The corollary is that an order for rectification might be refused if it would be to the substantial and unfair detriment to a third party: see Hawksford Trustees Jersey Ltd v Stella Global UK Ltd [2011] EWHC 503 (Ch).

What is the effect of an order for rectification?

In most cases, the rectification has retrospective effect so that the rectified document is treated as if it had always been in its rectified form. Land contracts are an exception: in such cases the court has a power and discretion concerning setting the date when the change has effect.

An order of the court for rectification would be a sufficient but not necessarily necessary precursor to an order for rectification of the register under the Land Registration Act 2002. Schedule 4 of that Act contains powers of the court and tribunal to alter the register for the purpose of correcting a mistake, bringing the register up to date or giving effect to an interest, estate or right excepted from the effect of registration.

A clear, concise yet scholarly treatment of this tricky area appears at www.linkedin.com/pulse/tricia-hemans-julia-petrenko-alteration-land-register-falcon-chambers by Tricia Hemans and Julia Petrenko. 

What is the limitation period for rectification claims?

As an equitable remedy the position is covered by the doctrine of laches. This means, in effect, that a party will be barred from seeking rectification if it has “sat on its hands”.

It is also important, because rectification is an equitable remedy to which the claimant comes with clean hands.
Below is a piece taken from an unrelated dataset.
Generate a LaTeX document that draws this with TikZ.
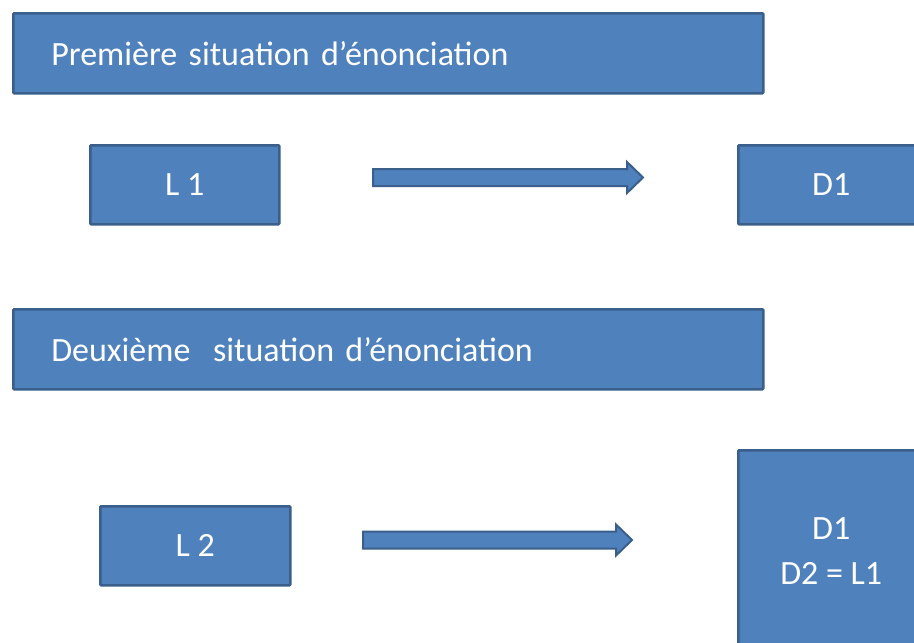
\documentclass[tikz,border=0pt]{standalone}
\usepackage{fontspec}
\setmainfont{Carlito}
\usetikzlibrary{calc}
\definecolor{boxfill}{HTML}{4F81BD}
\definecolor{boxline}{HTML}{3A5F8B}
\begin{document}
\begin{tikzpicture}[x=1pt,y=-1pt,
  box/.style={draw=boxline, fill=boxfill, line width=2.5pt, rounded corners=1pt,
    text=white, font=\fontsize{34}{40}\selectfont, inner sep=0pt, anchor=north west},
  titlebox/.style={box, inner xsep=38pt, text width=674pt, align=left, minimum height=80pt},
  blockarrow/.style={draw=boxline, fill=boxfill, line width=2pt, line join=miter,
    to path={($(\tikztostart)+(0,-8.5)$) -- ($(\tikztotarget)+(-16,-8.5)$)
      -- ($(\tikztotarget)+(-16,-15.5)$) -- (\tikztotarget)
      -- ($(\tikztotarget)+(-16,15.5)$) -- ($(\tikztotarget)+(-16,8.5)$)
      -- ($(\tikztostart)+(0,8.5)$) -- cycle}}]
\useasboundingbox (0,0) rectangle (914,643);
\clip (0,0) rectangle (914,643);
\fill[white] (0,0) rectangle (914,643);

\node[titlebox] (t1) at (12,12) {Première situation d’énonciation};
\node[box, minimum width=189pt, minimum height=79pt] (l1) at (89,144) {L 1};
\node[box, minimum width=186pt, minimum height=79pt] (d1) at (737,144) {D1};
\coordinate (a1s) at (373,177.5);
\coordinate (a1e) at (643,177.5);
\draw[blockarrow] (a1s) to (a1e);

\node[titlebox] (t2) at (12,308) {Deuxième\ \ situation d’énonciation};
\node[box, minimum width=190pt, minimum height=79pt] (l2) at (99,505) {L 2};
\node[box, minimum width=186pt, minimum height=202pt, align=center,
  font=\fontsize{34}{45}\selectfont] (d2) at (737,449) {D1\\D2 = L1};
\coordinate (a2s) at (363,540);
\coordinate (a2e) at (632,540);
\draw[blockarrow] (a2s) to (a2e);
\end{tikzpicture}
\end{document}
Relevant hands must therefore neither be dirty nor have been sat on.

Checklist

  • Can an agreement be altered after it has been made?
  • In what circumstances can a document be rectified?
  • What are the elements of common mistake? 
  • What are the elements of unilateral mistake?
  • How hard is it to obtain an order for rectification? 
  • How is a mistake in a document “rectified by construction”?
  • Is rectification allowed only between the original parties to the document?
  • What is the effect of an order for rectification?
  • What is the limitation period for rectification claims?